What is required
In the records below, begin at the line that has "Clone this chart in D3.js." and stop after the line that has "const strengthMpar3 = [111.3, 95.3, 100.6];"; quote those lines verbatim and nothing more.

Data
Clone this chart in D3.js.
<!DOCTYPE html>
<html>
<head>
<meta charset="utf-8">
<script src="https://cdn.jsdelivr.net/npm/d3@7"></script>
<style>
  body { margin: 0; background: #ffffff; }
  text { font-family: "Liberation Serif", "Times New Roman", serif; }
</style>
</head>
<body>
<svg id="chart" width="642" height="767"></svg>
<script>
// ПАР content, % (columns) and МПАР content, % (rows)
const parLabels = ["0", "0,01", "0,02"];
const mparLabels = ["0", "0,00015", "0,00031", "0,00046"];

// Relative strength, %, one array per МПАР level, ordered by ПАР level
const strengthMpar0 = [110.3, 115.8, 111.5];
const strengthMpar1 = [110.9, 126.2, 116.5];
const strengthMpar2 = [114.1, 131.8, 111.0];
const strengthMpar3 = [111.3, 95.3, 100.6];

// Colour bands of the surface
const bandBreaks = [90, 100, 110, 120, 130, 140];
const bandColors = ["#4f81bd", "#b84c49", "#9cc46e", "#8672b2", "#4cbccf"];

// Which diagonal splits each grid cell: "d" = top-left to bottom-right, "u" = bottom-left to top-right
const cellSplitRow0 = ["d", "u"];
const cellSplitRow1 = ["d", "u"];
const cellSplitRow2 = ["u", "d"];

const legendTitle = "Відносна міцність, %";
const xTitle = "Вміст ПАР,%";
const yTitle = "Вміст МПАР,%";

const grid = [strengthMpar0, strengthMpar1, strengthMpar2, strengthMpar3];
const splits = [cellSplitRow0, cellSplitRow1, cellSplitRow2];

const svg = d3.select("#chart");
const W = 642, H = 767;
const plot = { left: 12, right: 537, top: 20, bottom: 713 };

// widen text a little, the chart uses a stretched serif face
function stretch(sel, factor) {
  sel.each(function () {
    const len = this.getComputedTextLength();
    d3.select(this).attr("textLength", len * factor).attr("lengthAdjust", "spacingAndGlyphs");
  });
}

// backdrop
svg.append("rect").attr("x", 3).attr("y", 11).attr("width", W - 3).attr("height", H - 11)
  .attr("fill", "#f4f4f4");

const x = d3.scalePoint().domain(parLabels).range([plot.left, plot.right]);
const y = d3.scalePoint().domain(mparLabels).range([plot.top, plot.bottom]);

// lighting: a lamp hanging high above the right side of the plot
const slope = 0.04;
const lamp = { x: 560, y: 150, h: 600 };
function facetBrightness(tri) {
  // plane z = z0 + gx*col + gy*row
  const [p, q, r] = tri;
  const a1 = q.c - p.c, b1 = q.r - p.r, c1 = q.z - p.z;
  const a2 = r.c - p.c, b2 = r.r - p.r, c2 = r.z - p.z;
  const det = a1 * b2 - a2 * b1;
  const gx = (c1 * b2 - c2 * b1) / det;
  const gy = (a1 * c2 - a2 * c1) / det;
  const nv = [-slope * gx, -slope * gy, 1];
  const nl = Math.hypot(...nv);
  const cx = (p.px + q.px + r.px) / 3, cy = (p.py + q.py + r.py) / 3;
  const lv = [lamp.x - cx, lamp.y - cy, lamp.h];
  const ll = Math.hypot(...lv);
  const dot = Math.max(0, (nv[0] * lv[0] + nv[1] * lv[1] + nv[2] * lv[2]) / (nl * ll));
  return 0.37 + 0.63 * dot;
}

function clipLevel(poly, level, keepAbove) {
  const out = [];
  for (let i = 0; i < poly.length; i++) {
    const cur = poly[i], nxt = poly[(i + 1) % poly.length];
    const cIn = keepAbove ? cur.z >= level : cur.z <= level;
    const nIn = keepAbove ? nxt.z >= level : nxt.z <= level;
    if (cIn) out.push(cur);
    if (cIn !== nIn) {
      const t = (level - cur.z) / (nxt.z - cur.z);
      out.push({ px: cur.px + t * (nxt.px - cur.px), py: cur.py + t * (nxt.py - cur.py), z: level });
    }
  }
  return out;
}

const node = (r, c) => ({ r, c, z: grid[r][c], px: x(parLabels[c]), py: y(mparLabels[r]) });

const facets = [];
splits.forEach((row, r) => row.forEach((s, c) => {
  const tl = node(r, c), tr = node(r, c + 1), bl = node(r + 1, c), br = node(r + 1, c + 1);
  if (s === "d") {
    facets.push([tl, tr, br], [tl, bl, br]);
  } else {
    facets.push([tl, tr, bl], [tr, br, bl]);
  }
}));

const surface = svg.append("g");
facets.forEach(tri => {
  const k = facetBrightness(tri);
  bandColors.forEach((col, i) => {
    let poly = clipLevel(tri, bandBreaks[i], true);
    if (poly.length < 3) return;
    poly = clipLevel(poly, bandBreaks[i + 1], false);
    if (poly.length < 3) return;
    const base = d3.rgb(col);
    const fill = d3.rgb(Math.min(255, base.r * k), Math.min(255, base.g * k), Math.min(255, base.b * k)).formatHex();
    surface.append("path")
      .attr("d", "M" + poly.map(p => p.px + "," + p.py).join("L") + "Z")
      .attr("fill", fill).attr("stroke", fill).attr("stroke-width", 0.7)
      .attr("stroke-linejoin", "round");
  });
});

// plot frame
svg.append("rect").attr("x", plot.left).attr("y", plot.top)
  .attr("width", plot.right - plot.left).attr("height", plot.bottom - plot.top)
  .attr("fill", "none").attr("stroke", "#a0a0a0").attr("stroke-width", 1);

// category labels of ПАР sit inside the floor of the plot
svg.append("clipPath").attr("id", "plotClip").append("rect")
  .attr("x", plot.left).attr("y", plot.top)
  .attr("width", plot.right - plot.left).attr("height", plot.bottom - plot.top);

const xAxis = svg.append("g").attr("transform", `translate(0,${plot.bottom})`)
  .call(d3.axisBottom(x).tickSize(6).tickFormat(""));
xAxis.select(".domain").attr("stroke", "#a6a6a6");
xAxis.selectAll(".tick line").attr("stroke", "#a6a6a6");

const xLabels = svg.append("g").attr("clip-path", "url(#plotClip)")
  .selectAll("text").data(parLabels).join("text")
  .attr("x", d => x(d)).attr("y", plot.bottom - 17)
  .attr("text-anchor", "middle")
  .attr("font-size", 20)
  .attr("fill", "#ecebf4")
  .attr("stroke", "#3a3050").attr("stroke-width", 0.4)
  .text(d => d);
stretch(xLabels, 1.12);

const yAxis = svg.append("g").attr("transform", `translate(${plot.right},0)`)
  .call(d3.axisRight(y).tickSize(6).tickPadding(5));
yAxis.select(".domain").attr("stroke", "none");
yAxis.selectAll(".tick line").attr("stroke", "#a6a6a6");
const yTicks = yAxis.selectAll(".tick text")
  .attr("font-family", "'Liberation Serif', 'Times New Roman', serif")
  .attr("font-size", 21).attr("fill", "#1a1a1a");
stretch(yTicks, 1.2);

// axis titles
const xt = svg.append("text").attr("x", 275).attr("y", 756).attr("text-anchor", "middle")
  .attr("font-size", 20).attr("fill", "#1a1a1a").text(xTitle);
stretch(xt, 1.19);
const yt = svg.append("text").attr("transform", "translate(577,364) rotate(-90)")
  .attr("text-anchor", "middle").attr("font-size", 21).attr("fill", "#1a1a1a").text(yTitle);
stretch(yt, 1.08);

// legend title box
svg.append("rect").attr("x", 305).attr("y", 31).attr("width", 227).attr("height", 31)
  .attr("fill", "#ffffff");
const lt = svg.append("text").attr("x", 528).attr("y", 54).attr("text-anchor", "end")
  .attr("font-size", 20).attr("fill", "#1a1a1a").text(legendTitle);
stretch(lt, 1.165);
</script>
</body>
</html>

==

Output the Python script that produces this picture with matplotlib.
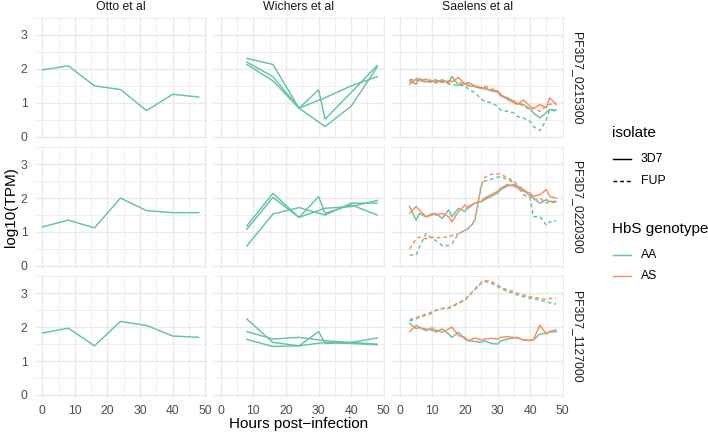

Task answer
Clone this chart in D3.js.
<!DOCTYPE html>
<html>
<head>
<meta charset="utf-8">
<script src="https://cdn.jsdelivr.net/npm/d3@7"></script>
<style>
  body { margin: 0; background: #ffffff; }
  text { font-family: "Liberation Serif", "Times New Roman", serif; }
</style>
</head>
<body>
<svg id="chart" width="642" height="767"></svg>
<script>
// ПАР content, % (columns) and МПАР content, % (rows)
const parLabels = ["0", "0,01", "0,02"];
const mparLabels = ["0", "0,00015", "0,00031", "0,00046"];

// Relative strength, %, one array per МПАР level, ordered by ПАР level
const strengthMpar0 = [110.3, 115.8, 111.5];
const strengthMpar1 = [110.9, 126.2, 116.5];
const strengthMpar2 = [114.1, 131.8, 111.0];
const strengthMpar3 = [111.3, 95.3, 100.6];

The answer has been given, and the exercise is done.